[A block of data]
▼
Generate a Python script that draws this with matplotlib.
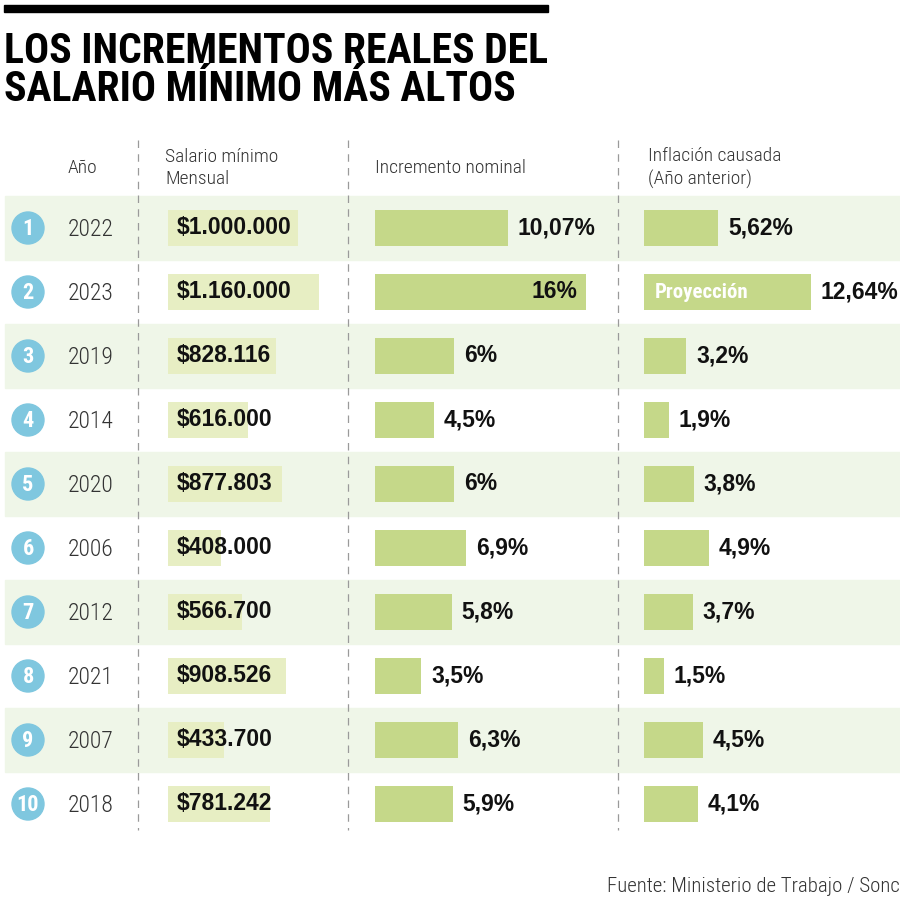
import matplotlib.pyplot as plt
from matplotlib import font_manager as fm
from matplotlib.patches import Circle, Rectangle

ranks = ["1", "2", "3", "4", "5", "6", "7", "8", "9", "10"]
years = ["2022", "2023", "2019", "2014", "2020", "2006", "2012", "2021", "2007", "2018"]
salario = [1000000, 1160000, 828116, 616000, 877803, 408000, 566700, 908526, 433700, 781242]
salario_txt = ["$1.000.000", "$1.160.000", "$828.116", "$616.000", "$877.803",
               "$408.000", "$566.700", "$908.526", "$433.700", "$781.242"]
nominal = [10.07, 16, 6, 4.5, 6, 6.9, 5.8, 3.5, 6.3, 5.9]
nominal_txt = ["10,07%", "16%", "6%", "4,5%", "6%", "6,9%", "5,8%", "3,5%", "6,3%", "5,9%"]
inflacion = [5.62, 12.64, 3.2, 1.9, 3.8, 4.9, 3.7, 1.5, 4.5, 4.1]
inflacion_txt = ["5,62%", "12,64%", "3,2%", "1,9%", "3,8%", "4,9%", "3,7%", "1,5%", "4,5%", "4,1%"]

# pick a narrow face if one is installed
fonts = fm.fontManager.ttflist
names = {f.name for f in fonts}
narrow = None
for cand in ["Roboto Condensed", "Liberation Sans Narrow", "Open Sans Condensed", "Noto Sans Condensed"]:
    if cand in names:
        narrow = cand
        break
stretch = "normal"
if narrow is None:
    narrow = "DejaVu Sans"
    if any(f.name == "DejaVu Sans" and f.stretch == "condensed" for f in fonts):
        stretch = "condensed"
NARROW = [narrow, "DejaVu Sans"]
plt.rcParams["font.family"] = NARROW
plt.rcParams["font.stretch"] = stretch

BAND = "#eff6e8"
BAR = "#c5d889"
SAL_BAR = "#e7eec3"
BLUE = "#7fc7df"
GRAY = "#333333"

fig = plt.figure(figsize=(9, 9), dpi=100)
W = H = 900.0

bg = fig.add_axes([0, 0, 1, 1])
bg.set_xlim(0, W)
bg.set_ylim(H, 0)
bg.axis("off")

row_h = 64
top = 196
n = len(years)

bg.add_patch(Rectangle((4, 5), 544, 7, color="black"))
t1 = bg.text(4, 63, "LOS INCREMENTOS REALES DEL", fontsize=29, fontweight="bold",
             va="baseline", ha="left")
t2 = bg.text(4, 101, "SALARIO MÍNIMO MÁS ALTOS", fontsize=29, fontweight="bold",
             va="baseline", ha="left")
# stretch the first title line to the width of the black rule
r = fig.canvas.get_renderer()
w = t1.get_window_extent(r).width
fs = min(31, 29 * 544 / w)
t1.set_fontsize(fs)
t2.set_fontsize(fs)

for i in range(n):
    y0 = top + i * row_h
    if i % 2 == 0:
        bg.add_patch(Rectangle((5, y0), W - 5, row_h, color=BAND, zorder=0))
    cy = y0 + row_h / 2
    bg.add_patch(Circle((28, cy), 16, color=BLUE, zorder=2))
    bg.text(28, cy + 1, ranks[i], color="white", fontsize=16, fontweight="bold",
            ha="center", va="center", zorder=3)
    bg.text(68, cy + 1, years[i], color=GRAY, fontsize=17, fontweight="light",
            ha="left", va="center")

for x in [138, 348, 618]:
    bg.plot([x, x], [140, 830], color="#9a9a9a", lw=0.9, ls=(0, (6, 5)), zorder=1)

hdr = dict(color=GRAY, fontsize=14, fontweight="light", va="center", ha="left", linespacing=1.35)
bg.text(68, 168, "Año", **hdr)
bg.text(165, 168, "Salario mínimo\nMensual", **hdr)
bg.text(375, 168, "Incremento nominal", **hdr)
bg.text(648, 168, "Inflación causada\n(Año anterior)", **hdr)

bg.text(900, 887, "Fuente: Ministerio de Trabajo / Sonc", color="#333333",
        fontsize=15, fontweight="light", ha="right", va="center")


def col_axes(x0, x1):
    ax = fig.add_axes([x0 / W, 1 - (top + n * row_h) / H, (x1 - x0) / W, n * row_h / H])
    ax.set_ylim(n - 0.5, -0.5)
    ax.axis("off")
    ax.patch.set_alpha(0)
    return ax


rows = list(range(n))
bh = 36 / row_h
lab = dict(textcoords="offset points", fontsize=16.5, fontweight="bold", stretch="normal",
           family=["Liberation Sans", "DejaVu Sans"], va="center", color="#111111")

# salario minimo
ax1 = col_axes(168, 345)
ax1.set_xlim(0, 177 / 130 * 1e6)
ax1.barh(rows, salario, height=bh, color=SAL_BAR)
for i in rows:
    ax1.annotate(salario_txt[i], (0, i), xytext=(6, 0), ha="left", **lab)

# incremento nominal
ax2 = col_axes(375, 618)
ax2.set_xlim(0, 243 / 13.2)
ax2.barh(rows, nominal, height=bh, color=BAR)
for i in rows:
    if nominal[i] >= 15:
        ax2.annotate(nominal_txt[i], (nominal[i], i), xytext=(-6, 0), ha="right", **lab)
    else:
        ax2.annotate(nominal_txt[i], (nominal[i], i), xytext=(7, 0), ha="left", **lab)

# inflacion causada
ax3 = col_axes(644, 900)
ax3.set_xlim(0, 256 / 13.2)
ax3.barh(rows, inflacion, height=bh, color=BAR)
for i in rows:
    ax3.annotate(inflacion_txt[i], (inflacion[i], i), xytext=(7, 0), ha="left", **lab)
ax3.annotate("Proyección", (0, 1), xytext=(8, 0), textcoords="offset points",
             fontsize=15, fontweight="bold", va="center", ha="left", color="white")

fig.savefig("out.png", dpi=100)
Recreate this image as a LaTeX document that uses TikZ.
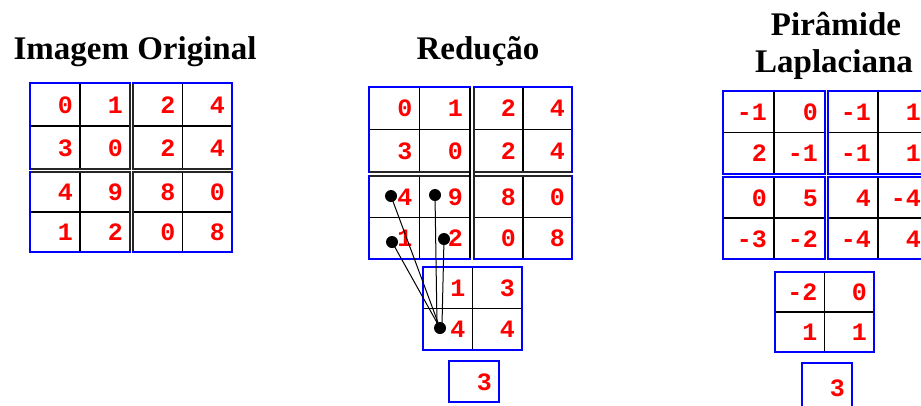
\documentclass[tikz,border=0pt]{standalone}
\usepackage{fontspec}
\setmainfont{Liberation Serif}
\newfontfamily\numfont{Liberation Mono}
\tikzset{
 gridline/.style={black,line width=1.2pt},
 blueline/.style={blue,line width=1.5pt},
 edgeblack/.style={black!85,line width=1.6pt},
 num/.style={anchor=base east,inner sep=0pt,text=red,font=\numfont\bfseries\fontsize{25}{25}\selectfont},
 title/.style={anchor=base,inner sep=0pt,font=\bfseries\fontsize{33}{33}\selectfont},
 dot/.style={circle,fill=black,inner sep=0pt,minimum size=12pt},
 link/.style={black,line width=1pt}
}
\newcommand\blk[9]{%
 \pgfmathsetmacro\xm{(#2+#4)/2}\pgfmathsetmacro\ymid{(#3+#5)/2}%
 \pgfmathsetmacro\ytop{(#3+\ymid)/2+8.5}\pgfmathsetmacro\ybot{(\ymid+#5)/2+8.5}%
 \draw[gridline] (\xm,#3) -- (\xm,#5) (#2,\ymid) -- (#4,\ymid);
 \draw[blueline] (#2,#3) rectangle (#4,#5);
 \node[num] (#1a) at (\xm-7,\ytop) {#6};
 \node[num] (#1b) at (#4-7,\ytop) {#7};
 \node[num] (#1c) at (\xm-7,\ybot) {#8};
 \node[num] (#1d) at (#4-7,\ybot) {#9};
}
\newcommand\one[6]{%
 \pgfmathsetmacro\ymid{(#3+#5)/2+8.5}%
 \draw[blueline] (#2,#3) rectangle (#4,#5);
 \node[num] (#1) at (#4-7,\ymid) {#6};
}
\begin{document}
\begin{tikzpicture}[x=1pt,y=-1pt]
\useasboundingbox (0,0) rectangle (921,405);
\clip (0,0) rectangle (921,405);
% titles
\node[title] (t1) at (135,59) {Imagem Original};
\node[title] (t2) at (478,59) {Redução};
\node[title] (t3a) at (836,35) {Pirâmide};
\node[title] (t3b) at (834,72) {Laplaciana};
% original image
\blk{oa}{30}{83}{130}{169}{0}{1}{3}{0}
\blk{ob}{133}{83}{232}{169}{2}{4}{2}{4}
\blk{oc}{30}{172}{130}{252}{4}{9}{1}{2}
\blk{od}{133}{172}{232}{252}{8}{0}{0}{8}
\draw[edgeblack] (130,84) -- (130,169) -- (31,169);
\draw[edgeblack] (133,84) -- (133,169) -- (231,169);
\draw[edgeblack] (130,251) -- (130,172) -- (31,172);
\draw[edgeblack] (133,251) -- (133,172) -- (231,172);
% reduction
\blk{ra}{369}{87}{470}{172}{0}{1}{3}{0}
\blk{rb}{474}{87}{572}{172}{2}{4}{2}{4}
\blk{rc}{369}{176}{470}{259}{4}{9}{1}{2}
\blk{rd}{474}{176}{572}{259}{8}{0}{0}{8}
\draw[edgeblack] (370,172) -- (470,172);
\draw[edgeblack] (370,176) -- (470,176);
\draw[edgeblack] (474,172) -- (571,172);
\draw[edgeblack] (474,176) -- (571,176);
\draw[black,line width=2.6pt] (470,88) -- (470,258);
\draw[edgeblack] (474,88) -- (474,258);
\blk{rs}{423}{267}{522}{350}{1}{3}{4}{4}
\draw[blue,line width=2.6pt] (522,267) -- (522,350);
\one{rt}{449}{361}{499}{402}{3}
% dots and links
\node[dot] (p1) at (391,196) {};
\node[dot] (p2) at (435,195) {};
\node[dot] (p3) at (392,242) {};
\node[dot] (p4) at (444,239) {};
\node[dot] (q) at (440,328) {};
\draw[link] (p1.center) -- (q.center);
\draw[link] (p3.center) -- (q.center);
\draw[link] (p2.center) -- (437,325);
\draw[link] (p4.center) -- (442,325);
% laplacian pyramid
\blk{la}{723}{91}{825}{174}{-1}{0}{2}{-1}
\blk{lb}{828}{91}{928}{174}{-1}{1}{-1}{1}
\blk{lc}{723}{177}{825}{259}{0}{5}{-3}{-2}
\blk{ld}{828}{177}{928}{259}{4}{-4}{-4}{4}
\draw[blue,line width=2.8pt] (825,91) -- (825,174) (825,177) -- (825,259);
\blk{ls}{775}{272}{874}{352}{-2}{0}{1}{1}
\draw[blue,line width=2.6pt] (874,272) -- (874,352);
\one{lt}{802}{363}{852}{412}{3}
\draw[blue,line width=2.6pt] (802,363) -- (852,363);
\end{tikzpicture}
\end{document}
▲
> [Exercise requirements]:
Where a line holds the string "matplotlib", copy that line.

> [The answer]:
Generate a Python script that draws this with matplotlib.
import matplotlib.pyplot as plt
from matplotlib import font_manager as fm
from matplotlib.patches import Circle, Rectangle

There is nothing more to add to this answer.